What does a model explanation mean? Even though explanations in machine learning purport to explain the prediction process, we still don’t know what we can conclude from many common explanations for large machine learning models. We’re looking into constructing principled explanations that have guaranteed, provable meaning for the end user. Some examples include:

Certified interpretability. Explanations of model predictions in machine learning are often criticized for being misleading and brittle. We are interested in learning models with provably stable post-hoc explanations.
Explaining distribution shift. Models need to work well when their environments change. But how exactly do environments change? We are developing tools that can pinpoint how and why distributions are changing while respecting inherent structure in the data.
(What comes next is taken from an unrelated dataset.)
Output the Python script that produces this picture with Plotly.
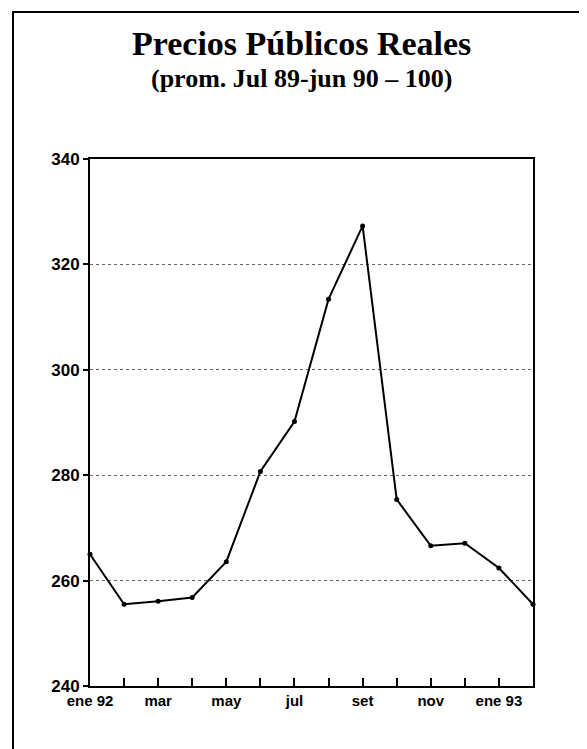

Debugging Machine Learning

When your machine learning model behaves strangely, how do you find and fix the issue? We’re developing systems that enable scalable and interactive analysis of machine learning pipelines to describe and correct these so-called “bugs”. For example:

Generating rules at scale. Machine learning models behave in surprising ways that sometimes defy basic common sense, or basic rules about the world. We are creating systems that can automatically extract common rules for machine learning systems at scale.
Interactive ML debugger. In research, we often assume a specific formulation of a problem to solve, but in practice, we often don’t know what this is a priori. We are building interactive debugging tools for inspecting machine learning pipelines and identifying issues in the pipeline.

Prompting Science

A recent learning paradigm known as “prompting” allows users to adapt models with natural language instructions. We are working on developing tools and methods to automatically guide and support prompt design.

Adversarial Prompting. The internet has found numerous examples of prompts elucidating strange outputs from large language models. We’re developing tools that automatically search for prompts that can remain under the radar but achieve certain goals.
Chain of thought. Asking the large language model to explain its output can improve its performance (i.e. “chain of thought”), but the explanation may have little or nothing to do with the actual output. We’ve studied how to make this paradigm directly faithful, or causal, to the ultimate prediction.

Past research

In the past, I’ve also worked on a variety of other topics.

Understanding transfer learning. More data and bigger models in the form of pretraining typically leads to better performance when transferred to a downstream task. However, pretraining and transferring can have unexpected effects that are not always beneficial. We have studied how transfer learning can insert unintended spurious correlations to the downstrea model, and found that certain subpopulations used in pretraining can actually harm transfer performance.

Beyond L-p: characterizing robustness in the real world. Research in adversarial robustness typically focuses on robustness to L-p norm-bounded perturbations. However, the types of changes and perturbations that occur in real-world settings often cannot be described via an L-p ball. To bridge the gap from L-p perturbations to real-world changes, we proposed and studied new perturbation sets that capture real-world phenomena.

Understanding and improving robust optimization. Adversarial training is a popular robust optimization method for empirically defending against adversarial examples. However, adversarial training does not always behave the way we expect it to. We demonstrate how, unlike standard training, adversarial training is more prone to various forms of overfitting during the training process, such as robust overfitting and catastrophic overfitting. Understanding these issues allowed us to greatly accelerate and improve the performance of adversarial training approaches.

Provable guarantees for deep networks. Adversarial examples have established that deep networks are exceedingly brittle, and are not robust to small targeted perturbations. Empirical defenses and attacks are prone to blind spots, leading to unreliable robustness estimates. Instead, we derived scalable, provable defenses which provides a differentiable, guaranteed bound on the output of a network that can be used to train convolutional networks with robustness guarantees.